I’m not going to argue the Depression with an expert like Scott.  But I saw the 2008 crash and subsequent downturn with my own eyes, and I’m convinced that mood played a key role.  The world freaked out, big time.  It was the economic analog of a riot.

But hasn’t Sumner shown that the fundamental problem was falling nominal GDP?   I’m sympathetic, but he never really explains why money velocity suddenly plunged.  (Yes, the Fed started paying interest on reserves, but that’s far from the whole story).  After the 2008 crash, people clearly became much more reluctant to spend, holding their income constant.  Why?  Partly because their net worth had fallen, but as people often point out, that didn’t seem to matter after the 1987 crash.  What was difference?  In 2008, far more people were scared out of their minds, which scared people who hadn’t been scared by the original shock, which scared additional people…

What would a full-blown mood theory of macro fluctuations look like?  Ideally it would begin at the micro level – with the individual psychology of traumatic events.  What exactly scares people, and how long do they stay scared?  Then we’d move to the social psychology of fear – how do we respond to other people’s fear, and how does “social proof” affect individuals’ emotional recovery?  Once we’ve got these psychological patterns nailed down, it would be easy to insert them into a standard New Keynesian nominal rigidities model and see what happens.

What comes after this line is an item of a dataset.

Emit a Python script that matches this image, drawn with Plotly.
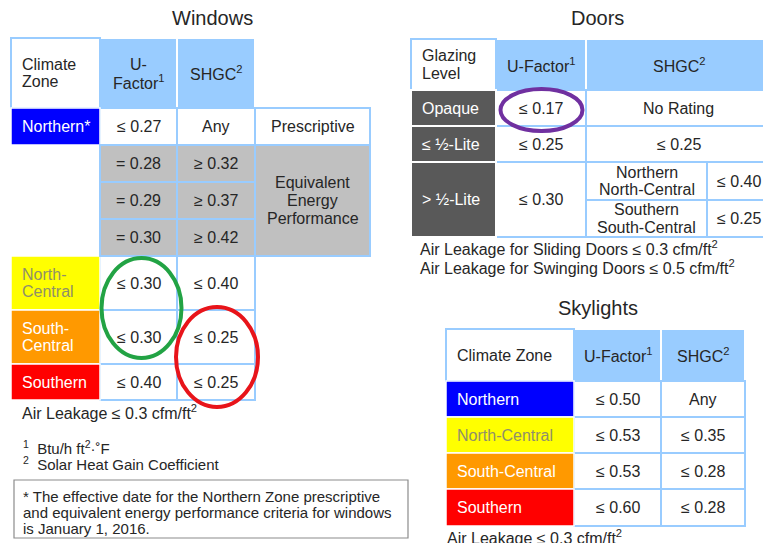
import plotly.graph_objects as go

# ---------------- data ----------------
WINDOW_TITLE = "Windows"
WINDOW_HEADERS = ["Climate<br>Zone", "U-<br>Factor<sup>1</sup>", "SHGC<sup>2</sup>"]
WINDOW_ZONES = ["Northern*", "North-<br>Central", "South-<br>Central", "Southern"]
WINDOW_U = ["≤ 0.27", "≤ 0.30", "≤ 0.30", "≤ 0.40"]
WINDOW_SHGC = ["Any", "≤ 0.40", "≤ 0.25", "≤ 0.25"]
WINDOW_PATHS = ["Prescriptive", "Equivalent<br>Energy<br>Performance"]
WINDOW_EQ_U = ["= 0.28", "= 0.29", "= 0.30"]
WINDOW_EQ_SHGC = ["≥ 0.32", "≥ 0.37", "≥ 0.42"]
WINDOW_NOTES = ["Air Leakage ≤ 0.3 cfm/ft<sup>2</sup>"]
FOOTNOTES = ["<sup>1</sup>  Btu/h ft<sup>2</sup>·˚F", "<sup>2</sup>  Solar Heat Gain Coefficient"]
BOX_NOTE = ["* The effective date for the Northern Zone prescriptive",
            "and equivalent energy performance criteria for windows",
            "is January 1, 2016."]

DOOR_TITLE = "Doors"
DOOR_HEADERS = ["Glazing<br>Level", "U-Factor<sup>1</sup>", "SHGC<sup>2</sup>"]
DOOR_LEVELS = ["Opaque", "≤ ½-Lite", "> ½-Lite"]
DOOR_U = ["≤ 0.17", "≤ 0.25", "≤ 0.30"]
DOOR_SHGC = ["No Rating", "≤ 0.25"]
DOOR_SPLIT_ZONES = ["Northern<br>North-Central", "Southern<br>South-Central"]
DOOR_SPLIT_SHGC = ["≤ 0.40", "≤ 0.25"]
DOOR_NOTES = ["Air Leakage for Sliding Doors ≤ 0.3 cfm/ft<sup>2</sup>",
              "Air Leakage for Swinging Doors ≤ 0.5 cfm/ft<sup>2</sup>"]

SKY_TITLE = "Skylights"
SKY_HEADERS = ["Climate Zone", "U-Factor<sup>1</sup>", "SHGC<sup>2</sup>"]
SKY_ZONES = ["Northern", "North-Central", "South-Central", "Southern"]
SKY_U = ["≤ 0.50", "≤ 0.53", "≤ 0.53", "≤ 0.60"]
SKY_SHGC = ["Any", "≤ 0.35", "≤ 0.28", "≤ 0.28"]
SKY_NOTES = ["Air Leakage ≤ 0.3 cfm/ft<sup>2</sup>"]

# ---------------- styles / layout ----------------
FONT = "Liberation Sans, Arial, sans-serif"
TXT = "#262626"
BORDER = "#99CCFF"
HEAD = "#99CCFF"
GRAY = "#C0C0C0"
DARK = "#595959"
ZONE_FILL = ["#0000FF", "#FFFF00", "#FF9900", "#FF0000"]
ZONE_TXT = ["white", "#8f8f6a", "white", "white"]

W_X = [11, 100, 177, 255, 370]
W_Y = [38, 108, 145, 182, 219, 256, 310, 364, 400]
D_X = [411, 496, 586, 707, 771]
D_Y = [39, 90, 126, 162, 200, 237]
S_X = [446, 574, 661, 745]
S_Y = [329, 381, 417, 453, 489, 526]
NOTE_BOX = [14, 408, 480, 538]

# the page has an 8px body margin: map axis units straight to window pixels
OFF = 8
W, H = 771, 543
fig = go.Figure()
fig.add_trace(go.Scatter(x=[OFF, W], y=[OFF, H], mode="markers",
                         marker=dict(opacity=0), hoverinfo="skip", showlegend=False))
shapes, annots = [], []


def text(x, y, s, size=16, color=TXT, xanchor="center"):
    annots.append(dict(x=x, y=y, xref="x", yref="y", text=s, showarrow=False,
                       xanchor=xanchor, yanchor="middle",
                       font=dict(family=FONT, size=size, color=color)))


def cell(x0, x1, y0, y1, s, fill="white", color=TXT, align="center",
         line=BORDER, lw=2, pad=9, size=16):
    shapes.append(dict(type="rect", xref="x", yref="y", x0=x0, x1=x1, y0=y0, y1=y1,
                       fillcolor=fill, line=dict(color=line, width=lw), layer="below"))
    if not s:
        return
    lines = s.split("<br>")
    n = len(lines)
    lh = size * 1.12
    cy = (y0 + y1) / 2
    for i, ln in enumerate(lines):
        yy = cy + (i - (n - 1) / 2) * lh
        if align == "left":
            text(x0 + pad, yy, ln, size, color, "left")
        else:
            text((x0 + x1) / 2, yy, ln, size, color, "center")


def ellipse(xc, yc, rx, ry, color):
    shapes.append(dict(type="circle", xref="x", yref="y", x0=xc - rx, x1=xc + rx,
                       y0=yc - ry, y1=yc + ry, line=dict(color=color, width=4),
                       layer="above"))


# ---------------- Windows ----------------
text((W_X[0] + W_X[3]) / 2 + 79, 18, WINDOW_TITLE, size=20)
cell(W_X[1], W_X[2], W_Y[0], W_Y[1], WINDOW_HEADERS[1], fill=HEAD, line="white")
cell(W_X[2], W_X[3], W_Y[0], W_Y[1], WINDOW_HEADERS[2], fill=HEAD, line="white")
cell(W_X[0], W_X[1], W_Y[0], W_Y[1], WINDOW_HEADERS[0], align="left")
zone_rows = [1, 5, 6, 7]
for k, r in enumerate(zone_rows):
    cell(W_X[1], W_X[2], W_Y[r], W_Y[r + 1], WINDOW_U[k])
    cell(W_X[2], W_X[3], W_Y[r], W_Y[r + 1], WINDOW_SHGC[k])
    cell(W_X[0], W_X[1], W_Y[r], W_Y[r + 1], WINDOW_ZONES[k], fill=ZONE_FILL[k],
         color=ZONE_TXT[k], align="left", line="white", lw=1.5)
for k in range(3):
    r = 2 + k
    cell(W_X[1], W_X[2], W_Y[r], W_Y[r + 1], WINDOW_EQ_U[k], fill=GRAY)
    cell(W_X[2], W_X[3], W_Y[r], W_Y[r + 1], WINDOW_EQ_SHGC[k], fill=GRAY)
cell(W_X[3], W_X[4], W_Y[1], W_Y[2], WINDOW_PATHS[0])
cell(W_X[3], W_X[4], W_Y[2], W_Y[5], WINDOW_PATHS[1], fill=GRAY)

text(W_X[0] + 9, W_Y[-1] + 12, WINDOW_NOTES[0], size=16, xanchor="left")
text(W_X[0] + 10, W_Y[-1] + 47, FOOTNOTES[0], size=15, xanchor="left")
text(W_X[0] + 10, W_Y[-1] + 63, FOOTNOTES[1], size=15, xanchor="left")
shapes.append(dict(type="rect", xref="x", yref="y", x0=NOTE_BOX[0], x1=NOTE_BOX[1],
                   y0=NOTE_BOX[2], y1=NOTE_BOX[3], fillcolor="white",
                   line=dict(color="#8c8c8c", width=1.2), layer="below"))
for i, ln in enumerate(BOX_NOTE):
    text(NOTE_BOX[0] + 7, NOTE_BOX[2] + 16 + i * 16, ln, size=15, xanchor="left")

# highlight ellipses
ellipse((W_X[1] + W_X[2]) / 2 + 3, W_Y[6] - 2, 40, 50, "#22A344")
ellipse((W_X[2] + W_X[3]) / 2 + 1, W_Y[7] - 7, 41, 50, "#E8141A")

# ---------------- Doors ----------------
text((D_X[0] + D_X[4]) / 2 + 6, 18, DOOR_TITLE, size=20)
cell(D_X[1], D_X[2], D_Y[0], D_Y[1], DOOR_HEADERS[1], fill=HEAD, line="white")
cell(D_X[2], D_X[4], D_Y[0], D_Y[1], DOOR_HEADERS[2], fill=HEAD, line="white")
cell(D_X[0], D_X[1], D_Y[0], D_Y[1], DOOR_HEADERS[0], align="left")
lvl_rows = [(1, 2), (2, 3), (3, 5)]
for k, (a, b) in enumerate(lvl_rows):
    cell(D_X[1], D_X[2], D_Y[a], D_Y[b], DOOR_U[k])
    if k < 2:
        cell(D_X[2], D_X[4], D_Y[a], D_Y[b], DOOR_SHGC[k])
for k in range(2):
    cell(D_X[2], D_X[3], D_Y[3 + k], D_Y[4 + k], DOOR_SPLIT_ZONES[k])
    cell(D_X[3], D_X[4], D_Y[3 + k], D_Y[4 + k], DOOR_SPLIT_SHGC[k])
for k, (a, b) in enumerate(lvl_rows):
    cell(D_X[0], D_X[1], D_Y[a], D_Y[b], DOOR_LEVELS[k], fill=DARK, color="white",
         align="left", line="white", lw=2)
for i, ln in enumerate(DOOR_NOTES):
    text(D_X[0] + 7, D_Y[-1] + 11 + i * 19, ln, size=16, xanchor="left")
ellipse((D_X[1] + D_X[2]) / 2 + 0.5, (D_Y[1] + D_Y[2]) / 2 + 2, 41, 21, "#7030A0")

# ---------------- Skylights ----------------
text((S_X[0] + S_X[3]) / 2 + 2, 308, SKY_TITLE, size=20)
cell(S_X[1], S_X[2], S_Y[0], S_Y[1], SKY_HEADERS[1], fill=HEAD, line="white")
cell(S_X[2], S_X[3], S_Y[0], S_Y[1], SKY_HEADERS[2], fill=HEAD, line="white")
cell(S_X[0], S_X[1], S_Y[0], S_Y[1], SKY_HEADERS[0], align="left")
for k in range(4):
    cell(S_X[1], S_X[2], S_Y[k + 1], S_Y[k + 2], SKY_U[k])
    cell(S_X[2], S_X[3], S_Y[k + 1], S_Y[k + 2], SKY_SHGC[k])
    cell(S_X[0], S_X[1], S_Y[k + 1], S_Y[k + 2], SKY_ZONES[k], fill=ZONE_FILL[k],
         color=ZONE_TXT[k], align="left", line="white", lw=1.5)
text(S_X[0] - 1, S_Y[-1] + 11, SKY_NOTES[0], size=16, xanchor="left")

fig.update_layout(
    width=W - OFF, height=H - OFF, margin=dict(l=0, r=0, t=0, b=0),
    paper_bgcolor="white", plot_bgcolor="white",
    xaxis=dict(range=[OFF, W], visible=False, fixedrange=True),
    yaxis=dict(range=[H, OFF], visible=False, fixedrange=True),
    shapes=shapes, annotations=annots, showlegend=False,
)
fig.write_html("out.html", config={"displayModeBar": False})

Empirically grounded mood theories will probably imply that fluctuations are (slowly) self-correcting even in the presence of total nominal rigidity.  The large literature on hedonic adaptation finds that even after blood-curdling experiences, normal people don’t remain miserable/ fearful/ angry forever.  After six months or a year, people come to terms with what happened.  It’s almost like they get bored of feeling afraid. 

Of course, this doesn’t mean that a year after the 2008 crash, our average mood will revert to normal.  The effects of the initial panic ripple out gradually.  People who lost their shirts in 2008 probably feel mostly better by now.  People who lost their jobs last month still feel like the world is ending.

None of this means that mood is the whole story.   Mood, market conditions, and policy all interact.  For example, if nominal wages were perfectly flexible, the anxiety ripple effects of consumer panic would be far more muted.  After a fear-driven demand shock, prices and wages would fall, output and employment would stay the same, and life would get back to normal.  To take another example: If Sumner ran the Fed, he would have maintained nominal GDP, and fear would have been localized to the construction and mortgage industries.

Is mood just Keynesian “animal spirits” in new clothes?  For that, I’ll defer to historians of thought.  But the difference between a mood story and textbook Keynesianism is that the mood story would explicitly build on empirical psychology.  In textbook Keynesianism, the “animal spirits” can do almost anything.  A serious mood theory, in contrast, would be constrained by evidence on e.g. the timing of hedonic adaptation.

One last question: What are the policy implications of macro mood theories?  Many economists hastily assume psychological stories boost the case for government intervention, but that’s far from clear.  (See e.g. my lecture on “Behavioral Political Economy”).  Mood theories amplify the case for preventative flexibility; if wage rigidity fans the flames of panic, that’s yet another reason against labor market regulation.   Mood theories allow for the possibility that decisive government action (or mere rhetoric!) could save the day; but they also suggest that decisive government action could start the very stampede it’s supposed to stop.  Furthermore, the empirics of hedonic adaptation highlight a self-correcting psychological mechanism that supplements the self-correcting market mechanism.

In any case, we should figure out whether mood theories are true before we start worrying about their policy implications.  If I chose macro theories purely for their policy implications, I’d be an Austrian.  But I’m not.